Is that their salespeople doing the selling?

Adam Stedham

It's a combination of both their salespeople have relationships with their customers, and their customers have these needs. And then we would use our salespeople and our technology folks would talk to their customers, and help their customers understand how our technology integrated into Amcor's solutions, will meet Amcor's customers' needs.

Ephraim Berenbaum

Okay. Sounds good. And I mean they are very big company. So good luck. Thank you.

Adam Stedham

Thank you.

Operator

And ladies and gentlemen, with that we'll be concluding today's question and answer session. I'd like to turn the floor back over to management for any closing remarks.

Adam Stedham

Well, thank you. As we said, we're pleased with the quarter. It's a step in the right direction.

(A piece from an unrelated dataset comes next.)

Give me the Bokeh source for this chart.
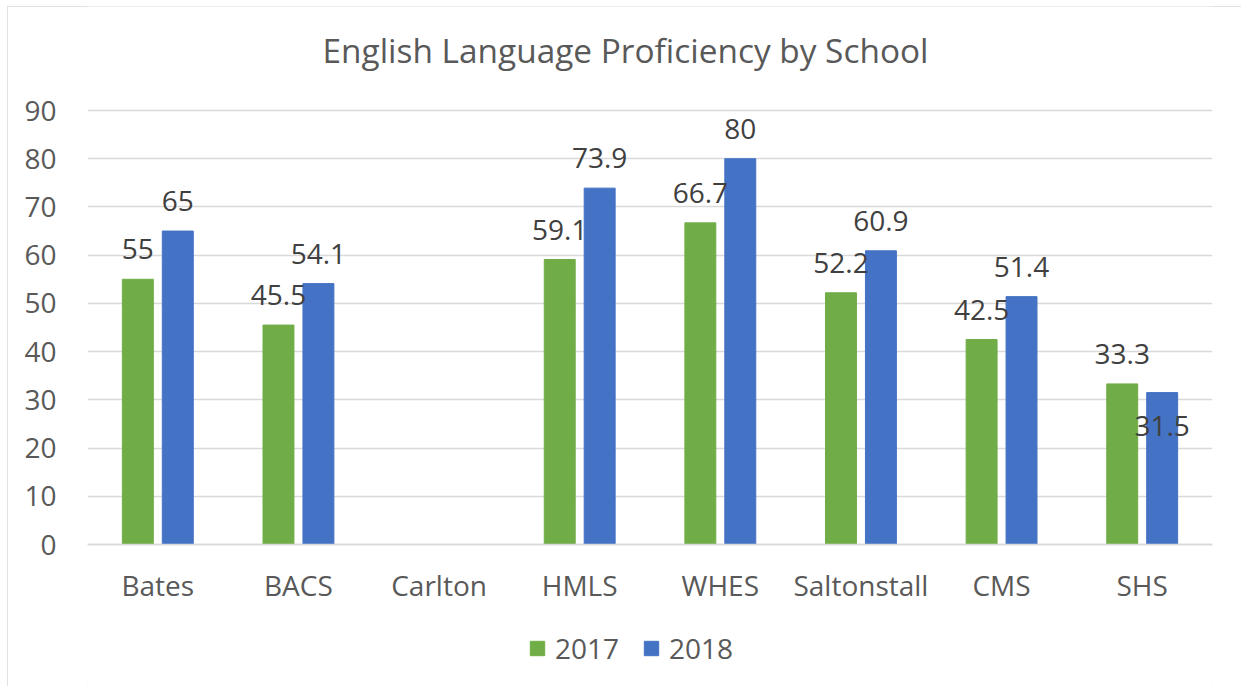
import math
from bokeh.plotting import figure
from bokeh.models import (ColumnDataSource, FactorRange, Range1d, Legend, LegendItem,
                          LabelSet, Label, FixedTicker)
from bokeh.core.properties import value
from bokeh.transform import dodge
from bokeh.embed import file_html
from bokeh.resources import INLINE

nan = float("nan")

title_text = "English Language Proficiency by School"
schools = ["Bates", "BACS", "Carlton", "HMLS", "WHES", "Saltonstall", "CMS", "SHS"]
y2017 = [55, 45.5, nan, 59.1, 66.7, 52.2, 42.5, 33.3]
y2018 = [65, 54.1, nan, 73.9, 80, 60.9, 51.4, 31.5]
series_names = ["2017", "2018"]
y_ticks = [0, 10, 20, 30, 40, 50, 60, 70, 80, 90]

GREEN = "#70AD47"
BLUE = "#4472C4"
FONT = "Open Sans"
TXT = "#595959"
LBL = "#404040"
GRID = "#d9d9d9"

# plot geometry: value axis 0..90 occupies 434px; the frame also holds title and legend space
PX_PER_UNIT = 434 / 90
Y_START = -142 / PX_PER_UNIT
Y_END = 90 + 104 / PX_PER_UNIT


def fmt(v):
    return "" if (v is None or (isinstance(v, float) and math.isnan(v))) else f"{v:g}"


# label offsets (pixels above bar top); the SHS 2018 label sits inside the bar in the original
off17 = [20] * len(schools)
off18 = [20] * len(schools)
off18[schools.index("SHS")] = -43

source = ColumnDataSource(dict(
    school=schools, y2017=y2017, y2018=y2018,
    lab17=[fmt(v) for v in y2017], lab18=[fmt(v) for v in y2018],
    off17=off17, off18=off18,
))

p = figure(x_range=FactorRange(*schools, range_padding=0), y_range=Range1d(Y_START, Y_END),
           frame_width=1125, frame_height=680, output_backend="svg", toolbar_location=None,
           min_border_left=80, min_border_right=29, min_border_top=0, min_border_bottom=0)
p.styles = {"outline": "2px solid #d9d9d9", "outline-offset": "-2px",
            "margin-left": "7px", "margin-top": "6px"}

p.outline_line_color = None
p.background_fill_color = "white"
p.border_fill_color = "white"

BW = 0.22
OFF = 0.142
r1 = p.vbar(x=dodge("school", -OFF, range=p.x_range), top="y2017", width=BW, source=source,
            fill_color=GREEN, line_color=GREEN)
r2 = p.vbar(x=dodge("school", OFF, range=p.x_range), top="y2018", width=BW, source=source,
            fill_color=BLUE, line_color=BLUE)

for col, offcol, sh, ycol in (("lab17", "off17", -OFF, "y2017"), ("lab18", "off18", OFF, "y2018")):
    ls = LabelSet(x=dodge("school", sh, range=p.x_range), y=ycol, text=col, y_offset=offcol,
                  source=source, text_align="center", text_baseline="alphabetic",
                  text_font=value(FONT), text_font_size=value("28px"), text_color=value(LBL))
    p.add_layout(ls)

# title (screen units from frame bottom-left)
p.add_layout(Label(x=235, y=637, x_units="screen", y_units="screen", text=title_text,
                   text_font=FONT, text_font_size="33.4px", text_color=TXT,
                   text_align="left", text_baseline="alphabetic"))

# axes
p.yaxis.ticker = FixedTicker(ticks=y_ticks)
p.yaxis.axis_line_color = None
p.yaxis.major_tick_line_color = None
p.yaxis.minor_tick_line_color = None
p.yaxis.major_label_standoff = 25
p.yaxis.major_label_text_font = FONT
p.yaxis.major_label_text_font_size = "28px"
p.yaxis.major_label_text_color = TXT

p.xaxis.fixed_location = 0
p.xaxis.axis_line_color = GRID
p.xaxis.axis_line_width = 1.5
p.xaxis.major_tick_line_color = None
p.xaxis.minor_tick_line_color = None
p.xaxis.major_label_standoff = 15
p.xaxis.major_label_text_font = FONT
p.xaxis.major_label_text_font_size = "28px"
p.xaxis.major_label_text_color = TXT

p.xgrid.grid_line_color = None
p.ygrid.ticker = FixedTicker(ticks=y_ticks)
p.ygrid.grid_line_color = GRID
p.ygrid.grid_line_width = 1.5

legend = Legend(items=[LegendItem(label=series_names[0], renderers=[r1]),
                       LegendItem(label=series_names[1], renderers=[r2])],
                orientation="horizontal", location=(441, 19),
                padding=0, margin=0, spacing=23, label_standoff=9,
                glyph_width=18, glyph_height=18,
                label_text_font=FONT, label_text_font_size="28px", label_text_color=TXT,
                border_line_color=None, background_fill_alpha=0)
p.add_layout(legend, "center")

open("out.html", "w").write(file_html(p, INLINE))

It's one step along a long journey, but we think it's a long journey that's going to be exciting for the company, exciting for our customers, and exciting for the shareholders.
And so I look forward to speaking with you, as I said about every other month for the next several months, keeping you updated on all of our progress. So, thank you for joining.

Operator

Ladies and gentlemen, with that, we'll conclude today's conference call and presentation. We thank you for joining. You may now disconnect your lines.